Google Slashes Quantum Timeline 20-Fold, Reigniting Bitcoin and Crypto Security Fears

By CoinEagle.com
about 2 hours ago
AI QUSDT Q QUA BTC

Key Points

  • Google researchers reduce quantum hardware estimates needed to challenge elliptic-curve cryptography.
  • Findings intensify medium-term security discussions for Bitcoin, Ethereum, and exposed crypto addresses.

A new paper from Google Quantum AI reports a roughly 20-fold reduction in the estimated hardware required to break elliptic-curve cryptography, the signature system securing Bitcoin (BTC) and Ethereum (ETH) transactions.

The research reframes a long-standing theoretical risk as a more defined engineering challenge rather than a distant possibility.
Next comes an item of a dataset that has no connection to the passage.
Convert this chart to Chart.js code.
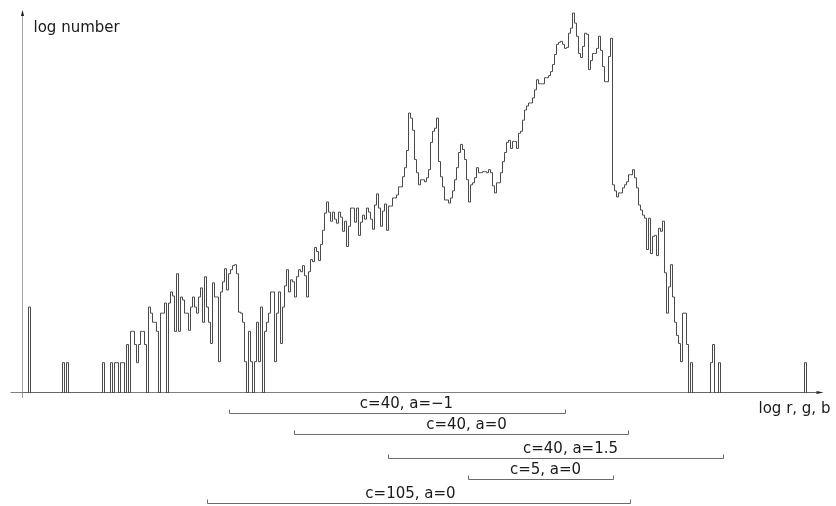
<!DOCTYPE html>
<html>
<head>
<meta charset="utf-8">
<script src="https://cdn.jsdelivr.net/npm/chart.js@4/dist/chart.umd.min.js"></script>
<style>
  html, body { margin: 0; padding: 0; background: #fff; }
  canvas { display: block; }
</style>
</head>
<body>
<canvas id="hist" width="836" height="506"></canvas>
<script>
// Histogram of log(r, g, b) values: log10(count + 1) per bin, bins in order of increasing log r, g, b
const logCounts = [
  0, 0, 0, 0.85, 0, 0, 0, 0, 0, 0,
  0, 0, 0, 0, 0, 0, 0, 0, 0, 0,
  0.30, 0, 0.30, 0, 0, 0, 0, 0, 0, 0,
  0, 0, 0, 0, 0, 0, 0, 0, 0, 0,
  0.30, 0, 0, 0, 0.30, 0, 0.30, 0.30, 0, 0.30,
  0.30, 0, 0.48, 0, 0.61, 0.61, 0.48, 0.30, 0.48, 0.61,
  0.61, 0.48, 0, 0.85, 0.79, 0.70, 0.70, 0.61, 0, 0.79,
  0.79, 0.89, 0, 0.89, 1.00, 0.96, 0.61, 1.18, 0.61, 0.95,
  0.92, 0.79, 0.79, 0.62, 0.85, 0.95, 0.85, 0.79, 0.95, 1.04,
  0.70, 1.15, 0.85, 0.70, 0.49, 1.09, 0.95, 0.95, 0.31, 1.00,
  1.10, 1.23, 1.02, 1.18, 1.22, 1.26, 1.27, 1.18, 0.80, 0.79,
  0.70, 0.31, 0, 0.61, 0.31, 0, 0.31, 0.70, 0.31, 0.85,
  0, 0.61, 0.70, 0.79, 1.00, 1.00, 0.31, 0.79, 1.00, 0.49,
  0.85, 1.06, 1.22, 1.00, 1.12, 1.10, 0.95, 1.15, 1.22, 1.20,
  1.26, 1.16, 0.95, 1.20, 1.32, 1.30, 1.44, 1.40, 1.31, 1.47,
  1.61, 1.78, 1.89, 1.79, 1.70, 1.79, 1.72, 1.68, 1.79, 1.74,
  1.60, 1.70, 1.45, 1.65, 1.83, 1.83, 1.69, 1.83, 1.56, 1.69,
  1.76, 1.72, 1.83, 1.79, 1.72, 1.62, 1.86, 1.97, 1.83, 1.65,
  1.80, 1.87, 1.61, 1.85, 1.85, 1.93, 1.93, 1.96, 2.04, 2.04,
  2.14, 2.23, 2.40, 2.77, 2.72, 2.60, 2.31, 2.18, 2.06, 2.11,
  2.11, 2.09, 2.13, 2.21, 2.48, 2.59, 2.62, 2.72, 2.29, 2.14,
  2.04, 1.91, 1.91, 1.88, 1.93, 2.00, 2.11, 2.23, 2.38, 2.46,
  2.41, 2.31, 2.11, 1.89, 2.06, 2.08, 2.13, 2.23, 2.18, 2.18,
  2.19, 2.19, 2.18, 2.21, 2.18, 2.05, 1.98, 2.08, 2.08, 2.18,
  2.29, 2.38, 2.48, 2.50, 2.42, 2.49, 2.49, 2.42, 2.57, 2.59,
  2.70, 2.80, 2.84, 2.87, 2.87, 2.92, 3.00, 3.10, 3.06, 3.06,
  3.06, 3.12, 3.12, 3.14, 3.18, 3.25, 3.35, 3.45, 3.47, 3.48,
  3.45, 3.41, 3.42, 3.56, 3.61, 3.76, 3.66, 3.53, 3.36, 3.32,
  3.43, 3.56, 3.55, 3.20, 3.29, 3.36, 3.36, 3.41, 3.53, 3.39,
  3.23, 3.08, 3.08, 3.33, 3.51, 2.06, 2.00, 1.94, 1.98, 1.98,
  2.03, 2.06, 2.09, 2.16, 2.16, 2.21, 2.13, 2.03, 1.86, 1.81,
  1.76, 1.73, 1.42, 1.73, 1.38, 1.55, 1.56, 1.36, 1.63, 1.60,
  1.70, 1.19, 0.79, 1.05, 1.27, 0.95, 0.70, 0.57, 0.49, 0.31,
  0.79, 0.79, 0.48, 0, 0.30, 0, 0, 0, 0, 0,
  0, 0, 0, 0, 0.30, 0.48, 0, 0, 0.30, 0,
  0, 0, 0, 0, 0, 0, 0, 0, 0, 0,
  0, 0, 0, 0, 0, 0, 0, 0, 0, 0,
  0, 0, 0, 0, 0, 0, 0, 0, 0, 0,
  0, 0, 0, 0, 0, 0, 0, 0, 0, 0,
  0, 0.30, 0, 0, 0, 0, 0, 0
];

// Ranges covered by each parameter setting, in bin units along the log r, g, b axis
const rangeLabels = ['c=40, a=\u22121', 'c=40, a=0', 'c=40, a=1.5', 'c=5, a=0', 'c=105, a=0'];
const rangeStarts = [103.5, 136, 183, 223, 92.5];
const rangeEnds   = [271.5, 303, 350.5, 295.5, 304];

const axisTitles = ['log number', 'log r, g, b'];

// Step histogram points: each bin value holds from its left edge to the next one
const binCount = logCounts.length;
const points = logCounts.map((v, i) => ({ x: i, y: v }));
points.push({ x: binCount, y: 0 });

const FONT = '15px "DejaVu Sans", "Liberation Sans", sans-serif';

const axesAndRanges = {
  id: 'axesAndRanges',
  beforeDatasetsDraw(chart, args, o) {
    const { ctx, chartArea: a } = chart;
    const xAxisY = Math.round(a.bottom) - 0.5;
    const yAxisX = Math.floor(a.left) + 0.5;
    ctx.save();
    ctx.lineWidth = 1;

    // vertical axis
    ctx.strokeStyle = '#a0a0a0';
    ctx.beginPath();
    ctx.moveTo(yAxisX, a.bottom + 5);
    ctx.lineTo(yAxisX, a.top + 3);
    ctx.stroke();
    ctx.fillStyle = '#222';
    ctx.beginPath();
    ctx.moveTo(yAxisX, a.top);
    ctx.lineTo(yAxisX + 1.6, a.top + 6);
    ctx.lineTo(yAxisX - 1.6, a.top + 6);
    ctx.closePath();
    ctx.fill();

    // horizontal axis
    ctx.strokeStyle = '#808080';
    ctx.beginPath();
    ctx.moveTo(a.left - 12, xAxisY);
    ctx.lineTo(a.right + 1, xAxisY);
    ctx.stroke();
    ctx.fillStyle = '#222';
    ctx.beginPath();
    ctx.moveTo(a.right + 5, xAxisY);
    ctx.lineTo(a.right - 2, xAxisY - 1.6);
    ctx.lineTo(a.right - 2, xAxisY + 1.6);
    ctx.closePath();
    ctx.fill();
    ctx.restore();
  },
  afterDatasetsDraw(chart, args, o) {
    const { ctx, chartArea: a, scales: { x } } = chart;
    ctx.save();
    ctx.font = FONT;
    ctx.fillStyle = '#1a1a1a';

    // axis titles
    ctx.textAlign = 'left';
    ctx.textBaseline = 'middle';
    ctx.fillText(axisTitles[0], a.left + 11, a.top + 18);
    ctx.fillText(axisTitles[1], a.right - 60, a.bottom + 16);

    // range brackets with their parameter labels
    ctx.strokeStyle = '#6a6a6a';
    ctx.lineWidth = 1;
    rangeLabels.forEach((label, r) => {
      const y = Math.round(a.bottom + o.rowOffsets[r]) + 0.5;
      const x1 = Math.floor(x.getPixelForValue(rangeStarts[r])) + 0.5;
      const x2 = Math.floor(x.getPixelForValue(rangeEnds[r])) + 0.5;
      ctx.beginPath();
      ctx.moveTo(x1, y - 4);
      ctx.lineTo(x1, y);
      ctx.lineTo(x2, y);
      ctx.lineTo(x2, y - 4);
      ctx.stroke();
      ctx.textAlign = 'center';
      ctx.textBaseline = 'middle';
      ctx.fillText(label, x.getPixelForValue(o.labelCenters[r]), y - 9.5);
    });
    ctx.restore();
  }
};

new Chart(document.getElementById('hist'), {
  type: 'line',
  data: {
    datasets: [{
      data: points,
      stepped: 'before',
      borderColor: '#4a4a4a',
      borderWidth: 1,
      pointRadius: 0,
      fill: false,
      tension: 0
    }]
  },
  options: {
    responsive: false,
    animation: false,
    events: [],
    // half-pixel left offset keeps the 1px vertical steps crisp
    layout: { padding: { left: 22.5, right: 17.5, top: 10, bottom: 113 } },
    scales: {
      x: { type: 'linear', min: 0, max: binCount, display: false },
      y: { type: 'linear', min: 0, max: 3.79, display: false }
    },
    plugins: {
      legend: { display: false },
      tooltip: { enabled: false },
      axesAndRanges: {
        rowOffsets: [20, 41, 65, 86, 110],
        labelCenters: [192, 222, 274, 261.5, 194]
      }
    }
  },
  plugins: [axesAndRanges]
});
</script>
</body>
</html>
The study, co-authored by Google researchers alongside external cryptographers, lowers prior projections of more than 10 million physical qubits to fewer than 500,000 for a cryptographically relevant quantum computer.

At current valuations, assets dependent on the affected cryptographic assumptions across Bitcoin, Ethereum, and stablecoins exceed $600 billion.

Revised Estimates for Running Shor’s Algorithm

The analysis centers on Shor’s algorithm applied to the 256-bit elliptic curve discrete logarithm problem, which underpins the Elliptic Curve Digital Signature Algorithm used by Bitcoin and Ethereum.

In principle, a sufficiently advanced quantum computer could use Shor’s algorithm to derive a private key from a public key, enabling unauthorized transaction signing.

Earlier assessments between 2017 and 2023 suggested such an attack would require millions of physical qubits, placing potential feasibility decades away under most models.

According to the March 30, 2026 Google Quantum AI whitepaper, the same computation could be executed with about 1,200–1,450 logical qubits and under 500,000 physical qubits, completing in minutes once initialized.

Logical qubits differ from physical qubits because quantum error correction requires many physical qubits to maintain a single stable logical unit.

The reported reduction reflects improved error-correction methods and gate efficiency rather than the discovery of a new quantum algorithm.

The paper does not claim that such a machine currently exists, but it revises the scale of hardware needed to attempt the attack.

Exposure of Bitcoin Addresses to Quantum Risk

Risk exposure within Bitcoin is not uniform across all address types.

Legacy pay-to-public-key (P2PK) outputs, common in early blocks, reveal full public keys on-chain and are considered the most directly exposed.

A quantum-capable attacker would not need to monitor new transactions to target those addresses, since their public keys are already visible.

Pay-to-public-key-hash (P2PKH) addresses reveal public keys only when funds are spent, creating a limited theoretical window of exposure during transaction processing.

An estimated 6.7 million Bitcoin addresses have exposed public keys through these mechanisms, representing a notable portion of circulating supply.

It is not publicly known how much of this exposure is tied to institutional holders, though early-mined coins contribute to the aggregate figure.

At the protocol level, Bitcoin does not yet have a consensus-approved migration path to post-quantum signature schemes.

While quantum-resistant cryptographic standards are under development in broader research communities, no formal upgrade proposal has reached consensus-stage adoption within Bitcoin.

The revised hardware estimates are likely to influence the timeline and urgency of these technical discussions.